Professor of Journalism Jerry Dunklee.

“Once a student is uncomfortable, then you shouldn’t say the word,” said Andre. “I know that we are in a politically insensitive time right now and I’m really glad we are all here right now marching.  I just want to recognize this is more than just us. This is about what’s going on in the world, what’s going to happen to our children, our grandchildren, what happened to our parents, our grandparents.”

History Professor Carter-David, co-advisor to the BSU, said the black faculty has had discussions on the issues in the past week and are paying attention. She said they know the particular needs that black students have in this country and the problems they face.

“We do not think it is right that you would pay for the privilege of being insulted in class,” said Carter-David. “You come here to learn and to be respected. And we have your backs 100 percent.”

The protesters then started their march, chanting, “No Justice. No Peace.”  When they returned, a number of students and faculty stepped forward to speak. Daphney Alston, assistant director of the Office of Student Involvement and Leadership Development, said it is white peoples turn to take action.

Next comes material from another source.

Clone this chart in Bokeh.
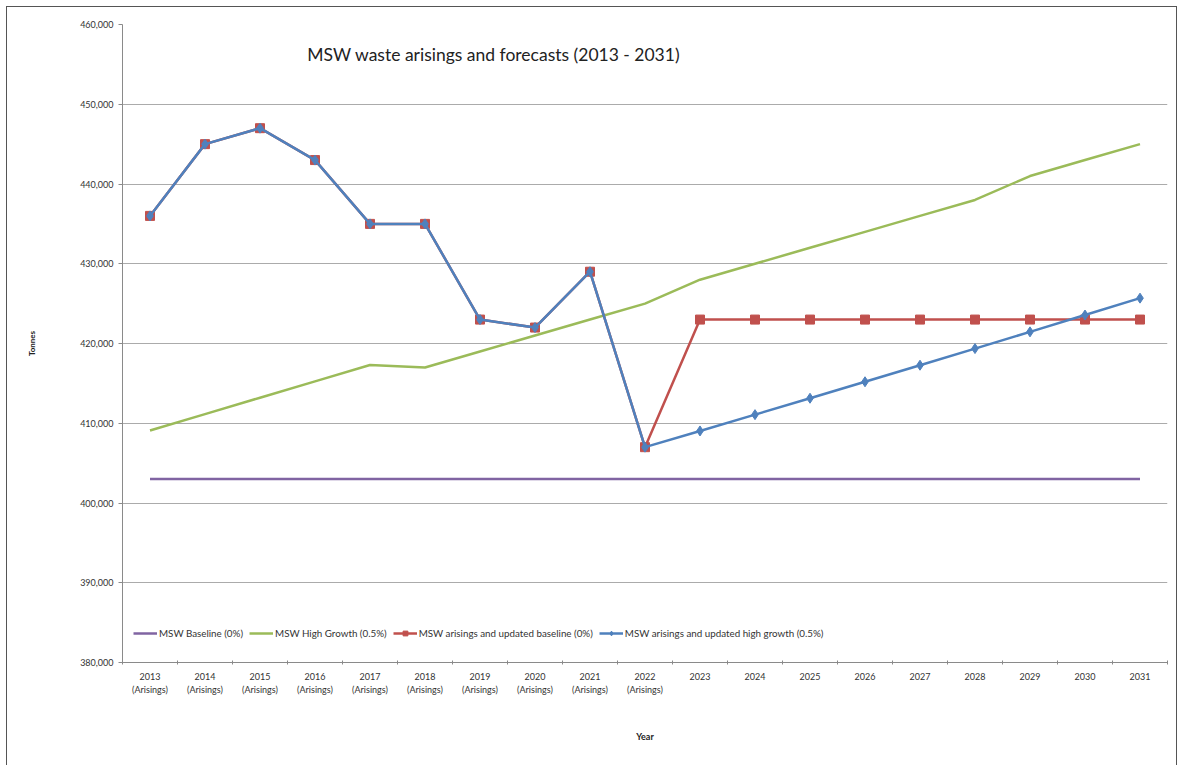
from bokeh.plotting import figure
from bokeh.models import (ColumnDataSource, FixedTicker, NumeralTickFormatter, Legend,
                          LegendItem, Label, Range1d)
from bokeh.embed import file_html
from bokeh.resources import INLINE

# ---------------- data ----------------
years = ["2013", "2014", "2015", "2016", "2017", "2018", "2019", "2020", "2021", "2022",
         "2023", "2024", "2025", "2026", "2027", "2028", "2029", "2030", "2031"]
tick_labels = ["2013\n(Arisings)", "2014\n(Arisings)", "2015\n(Arisings)", "2016\n(Arisings)",
               "2017\n(Arisings)", "2018\n(Arisings)", "2019\n(Arisings)", "2020\n(Arisings)",
               "2021\n(Arisings)", "2022\n(Arisings)", "2023", "2024", "2025", "2026",
               "2027", "2028", "2029", "2030", "2031"]

msw_baseline = [403000] * 19
msw_high_growth = [409100, 411150, 413200, 415250, 417300, 417000, 419000, 421000, 423000,
                   425000, 428000, 430000, 432000, 434000, 436000, 438000, 441000, 443000,
                   445000]
arisings_updated_baseline = [436000, 445000, 447000, 443000, 435000, 435000, 423000, 422000,
                             429000, 407000, 423000, 423000, 423000, 423000, 423000, 423000,
                             423000, 423000, 423000]
arisings_updated_high = [436000, 445000, 447000, 443000, 435000, 435000, 423000, 422000,
                         429000, 407000, 409035, 411080, 413136, 415201, 417277, 419364,
                         421461, 423568, 425686]

y_ticks = [380000, 390000, 400000, 410000, 420000, 430000, 440000, 450000, 460000]

title_text = "MSW waste arisings and forecasts (2013 - 2031)"
names = ["MSW Baseline (0%)", "MSW High Growth (0.5%)",
         "MSW arisings and updated baseline (0%)",
         "MSW arisings and updated high growth (0.5%)"]

# ---------------- figure ----------------
FONT = "Lato"
x = list(range(len(years)))

p = figure(width=1171, height=759, output_backend="svg", toolbar_location=None,
           x_range=Range1d(-0.5, len(years) - 0.5), y_range=Range1d(380000, 460000),
           min_border_left=115, min_border_right=11, min_border_top=17, min_border_bottom=104)
p.margin = (6, 0, 0, 6)
p.styles = {"border-left": "1px solid #555555", "border-top": "1px solid #555555",
            "border-right": "1px solid #555555"}
p.outline_line_color = None
p.background_fill_color = "white"
p.border_fill_color = "white"

src = ColumnDataSource(dict(x=x, base=msw_baseline, high=msw_high_growth,
                            upd_base=arisings_updated_baseline, upd_high=arisings_updated_high))

r_base = p.line("x", "base", source=src, line_color="#8064A2", line_width=2.5)
r_high = p.line("x", "high", source=src, line_color="#9BBB59", line_width=2.5)
r_ub_l = p.line("x", "upd_base", source=src, line_color="#C0504D", line_width=2.5)
r_ub_m = p.scatter("x", "upd_base", source=src, marker="square", size=9,
                   fill_color="#C0504D", line_color="#C0504D")
r_uh_l = p.line("x", "upd_high", source=src, line_color="#4F81BD", line_width=2.5)
r_uh_m = p.scatter("x", "upd_high", source=src, marker="diamond", size=10,
                   fill_color="#4F81BD", line_color="#4F81BD")

# axes
xa = p.xaxis[0]
xa.ticker = FixedTicker(ticks=x, minor_ticks=[i - 0.5 for i in range(len(years) + 1)])
xa.major_label_overrides = {i: lab for i, lab in enumerate(tick_labels)}
xa.major_tick_line_color = None
xa.minor_tick_line_color = "#8a8a8a"
xa.minor_tick_in = 2
xa.minor_tick_out = 2
xa.axis_line_color = "#8a8a8a"
xa.major_label_standoff = 2
xa.major_label_text_font = FONT
xa.major_label_text_font_size = "9px"
xa.major_label_text_color = "#333333"
xa.axis_label = "Year"
xa.axis_label_text_font = FONT
xa.axis_label_text_font_size = "9px"
xa.axis_label_text_font_style = "bold"
xa.axis_label_text_color = "#222222"
xa.axis_label_standoff = 33

ya = p.yaxis[0]
ya.ticker = FixedTicker(ticks=y_ticks)
ya.formatter = NumeralTickFormatter(format="0,0")
ya.minor_tick_line_color = None
ya.major_tick_in = 0
ya.major_tick_out = 4
ya.major_tick_line_color = "#8a8a8a"
ya.axis_line_color = "#8a8a8a"
ya.major_label_standoff = 5
ya.major_label_text_font = FONT
ya.major_label_text_font_size = "9px"
ya.major_label_text_color = "#333333"
ya.axis_label = "Tonnes"
ya.axis_label_text_font = FONT
ya.axis_label_text_font_size = "8px"
ya.axis_label_text_font_style = "bold"
ya.axis_label_text_color = "#222222"
ya.axis_label_standoff = 40

p.xgrid.grid_line_color = None
p.ygrid.grid_line_color = "#ababab"
p.ygrid.grid_line_width = 1.2

# title inside plot area
p.add_layout(Label(x=6.25, y=456300, text=title_text, text_font=FONT,
                   text_font_size="17.5px", text_color="#222222",
                   text_align="center", text_baseline="middle"))

legend = Legend(items=[LegendItem(label=names[0], renderers=[r_base]),
                       LegendItem(label=names[1], renderers=[r_high]),
                       LegendItem(label=names[2], renderers=[r_ub_l, r_ub_m]),
                       LegendItem(label=names[3], renderers=[r_uh_l, r_uh_m])],
                orientation="horizontal", location=(11, 23),
                label_text_font=FONT, label_text_font_size="9.8px", label_text_color="#333333",
                glyph_width=24, glyph_height=12, spacing=6, padding=0, margin=0,
                label_standoff=2, border_line_color=None, background_fill_alpha=0)
p.add_layout(legend, "center")

open("out.html", "w").write(file_html(p, INLINE))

Student protestors gathered in front of Buley Library.

“You need to do something now,” said Alston. “You need to come into our spaces. You need to join our conversations. You don’t need to be a spectator anymore. Your voices are powerful. Help us. Help our faculty. Help our staff. Help our students.”

Alston said it is okay to fail or to say the wrong thing but it is wrong to not do anything or to be afraid. She said Southern students of color have been afraid long enough and white people on campus need to join and support them because it is their turn.

Robert Heron, a senior marketing major, thanked everyone for coming to the protest and supporting their struggle against oppression. He said he supports and loves his “brothers and sisters” and wants them to know they are not alone. He asked everyone not to be hesitant or scared.

“Although your suggestions may fail or they may succeed,” said Heron, “that’s not the point. The point is to inspire each other and the youth to continue the movement and the change.”

Heron said the people there may inspire the change and they should not forget that. He said they should not hesitate to help, make suggestions or share thoughts because they may miss the opportunity.

Julie Gagliardi, President of the Student Government Association (SGA), said on behalf of SGA, they hear the students of color on campus and are working to figure out what they can do. She said she encourages the staff and faculty on campus to take part because the students need their help and want their support.

“With that being, (We need to make sure) that white people on this campus are doing their part,” said Gagliardi. “That we are helping are students feel comfortable, because what’s the point of a university having students if they are not comfortable and are not learning.”

Another student who spoke was Justin Farmer, a political science major and Hamden city councilman. He said it is very obvious that people of color are not in many positions of power.

“We know that,” said Farmer. “We know that from last year with this past election. We realize that we are going to have to have those conversations. But we also need to be very intentional with that work.”